THE ROAD TO GUANTANAMO
 

- recensione -

 
Michael Winterbottom è uno dei più interessanti registi inglesi del cinema contemporaneo: suo il bel “Cose di questo mondo” (2002), vincitore dell’Orso d’oro, che raccontava l’odissea di un bambino afgano che - via Pakistan - passava in Iran, in Turchia, in Italia e raggiungeva Londra. Con l’aiuto di Mat Whitecross (ex assistente al montaggio, realizzatore di diversi video musicali) ha ora realizzato un altro film dal forte impatto emotivo e che all’ultimo Festival di Berlino ha ricevuto il premio per la miglior regia. “The Road To Guantanamo” intreccia interviste, materiali televisivi e scene ricreate per raccontare la storia vera di Shafiq Rasul, Asif Iqbal e Ruhal AhmedVi, tre cittadini inglesi di origine pakistana (ribattezzati i “Tipton Three” perché tutti provenienti dalla stessa cittadina delle Midlands), due ancora adolescenti e il terzo ventu-  
 
nenne, che passano, per varie circostanze, dall'Inghilterra al Pakistan all'Afghanistan a Guantanamo, dove trascorreranno quasi due anni senza poter essere accusati di nulla. Visto l’argomento e la sua drammatica attualità è impossibile analizzare l’opera dal punto di vista strettamente cinematografico. Va sicuramente vista, per discuterne, per cercare di comprendere cosa stia accadendo alla "civiltà"  
occidentale, per interrogarsi come possa accadere che simili avvenimenti siano del 2001, che li si racconti nel 2005 e che solo il 6 settembre 2006 la Presidenza USA ammetta l’esistenza di prigioni segrete della Cia!

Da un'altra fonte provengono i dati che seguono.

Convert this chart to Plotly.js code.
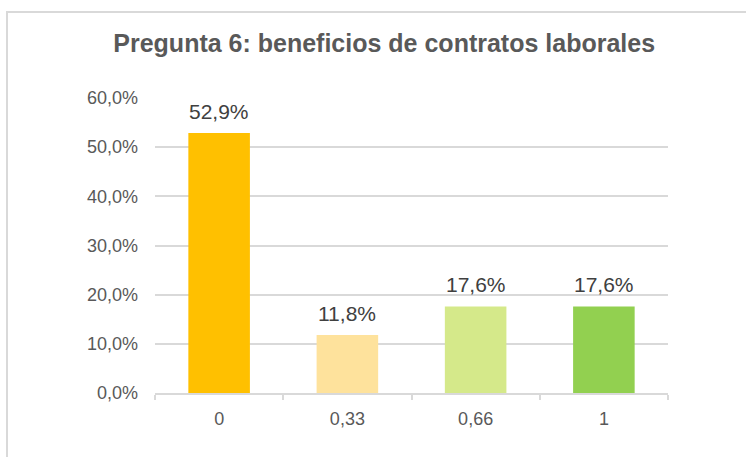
<!DOCTYPE html>
<html>
<head>
<meta charset="utf-8">
<script src="https://cdn.plot.ly/plotly-3.0.1.min.js"></script>
<style>
  html, body { margin: 0; padding: 0; background: #ffffff; }
  #wrap { position: relative; width: 746px; height: 457px; overflow: hidden; }
  #frame { position: absolute; left: 6px; top: 11px; width: 760px; height: 470px;
           border-top: 2px solid #d9d9d9; border-left: 2px solid #d9d9d9; box-sizing: border-box; }
  #chart { position: absolute; left: 0; top: 0; width: 746px; height: 457px; }
</style>
</head>
<body>
<div id="wrap">
  <div id="frame"></div>
  <div id="chart"></div>
</div>
<script>
const categories = ['0', '0,33', '0,66', '1'];
const values = [0.529, 0.118, 0.176, 0.176];
const labels = ['52,9%', '11,8%', '17,6%', '17,6%'];
const barColors = ['#FFC000', '#FEE29C', '#D5E98A', '#92D050'];
const yTickVals = [0, 0.1, 0.2, 0.3, 0.4, 0.5, 0.6];
const yTickText = ['0,0%', '10,0%', '20,0%', '30,0%', '40,0%', '50,0%', '60,0%'];

const trace = {
  type: 'bar',
  x: categories,
  y: values,
  marker: { color: barColors, line: { width: 0 } },
  hoverinfo: 'none'
};

// category axis: annotation x given as category index
const annotations = categories.map((c, i) => ({
  x: i, y: values[i], xref: 'x', yref: 'y',
  text: labels[i], showarrow: false,
  yanchor: 'bottom', yshift: 8,
  font: { family: 'Liberation Sans, Arial, sans-serif', size: 21, color: '#404040' }
}));

const layout = {
  width: 746, height: 457,
  paper_bgcolor: 'rgba(0,0,0,0)',
  plot_bgcolor: 'rgba(0,0,0,0)',
  margin: { l: 155, r: 78, t: 98, b: 64 },
  separators: ',.',
  showlegend: false,
  bargap: 0.52,
  title: {
    text: '<b>Pregunta 6: beneficios de contratos laborales</b>',
    font: { family: 'Liberation Sans, Arial, sans-serif', size: 25, color: '#595959' },
    xref: 'container', yref: 'container',
    x: 0.515, xanchor: 'center',
    y: 1 - 43 / 457, yanchor: 'middle'
  },
  xaxis: {
    type: 'category',
    showgrid: false,
    showline: true, linecolor: '#d9d9d9', linewidth: 2,
    ticks: 'outside', tickson: 'boundaries', ticklen: 5, tickcolor: '#d9d9d9', tickwidth: 2,
    ticklabelstandoff: 8,
    tickfont: { family: 'Liberation Sans, Arial, sans-serif', size: 18, color: '#595959' },
    zeroline: false,
    fixedrange: true
  },
  yaxis: {
    range: [0, 0.6],
    tickvals: yTickVals,
    ticktext: yTickText,
    showgrid: true, gridcolor: '#d9d9d9', gridwidth: 2,
    showline: false, zeroline: false,
    ticks: '', ticklabelstandoff: 16,
    tickfont: { family: 'Liberation Sans, Arial, sans-serif', size: 18, color: '#595959' },
    fixedrange: true
  },
  annotations: annotations
};

Plotly.newPlot('chart', [trace], layout, { displayModeBar: false, staticPlot: true });
</script>
</body>
</html>
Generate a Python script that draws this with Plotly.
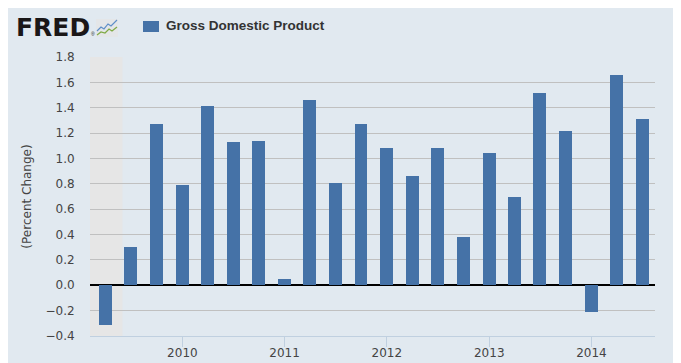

Giustamente la maggioranza della critica si è soffermata su quanto il film narra e che non può non indignare: “se fosse vera anche solo la metà delle torture da loro raccontate come subite ad opera dei soldati americani questo sarebbe già più che sufficiente per parlare di barbarie”, “nulla che già non sapessimo o potessimo immaginare, ma naturalmente vedere è un’altra cosa, l’impatto è innegabile”, “la storia agghiaccia e trasmette un desolante senso di impotenza”, “nemmeno un vero terrorista, nemmeno Bin Laden in persona, andrebbe trattato con i metodi criminali che vediamo riprodotti qui”, “Michael Winterbottom e Mat Whitecross hanno creato un film straordinario sulla malvagità umana e l' impotenza delle vittime”… Il film potrà non essere gradito a tutti ma è da lodare senza riserve per essere quasi una perla rara nel panorama della cinematografia odierna che sembra privilegiare giocattoloni fracassoni, demenziali vicende giovanilistiche, maldestri e risibili horror… Non è da poco un lavoro che invita a riflettere sull'assurdità e la follia di certo comportamento umano e che mostra senza reticenze l’attualità della sopraffazione di uno sull’altro, del forte sul debole. Un solo appunto a “Road to Guantanamo”. Si ha l’impressione che i due registi facciano di tutto tanto per convincere gli spettatori che i tre protagonisti fossero bravi ragazzi ed essere così sicuri della loro indignazione. Ma Guantanamo sarebbe meno scandaloso se ci fossero solo dei sicuri colpevoli? Nel 1996 Tim Robbins, col suo “Dead man walking”, mostrando un personaggio violento e odioso nel braccio della morte in attesa dell'esecuzione, ebbe maggior coraggio nel denunciare la follia della pena capitale, indipendentemente da chi debba colpire. Una Democrazia è veramente degna del suo nome quando qualsiasi violazione del Diritto non possa verificarsi, senza “se” e senza “ma”.

p.s. “The road to Guantanamo” uscendo contemporaneamente al cinema, in tv, in dvd e su internet abbatte il primato di “Bubble” di Steven Soderbergh che lo scorso 27 gennaio era uscito contemporaneamente al cinema, in tv e in dvd.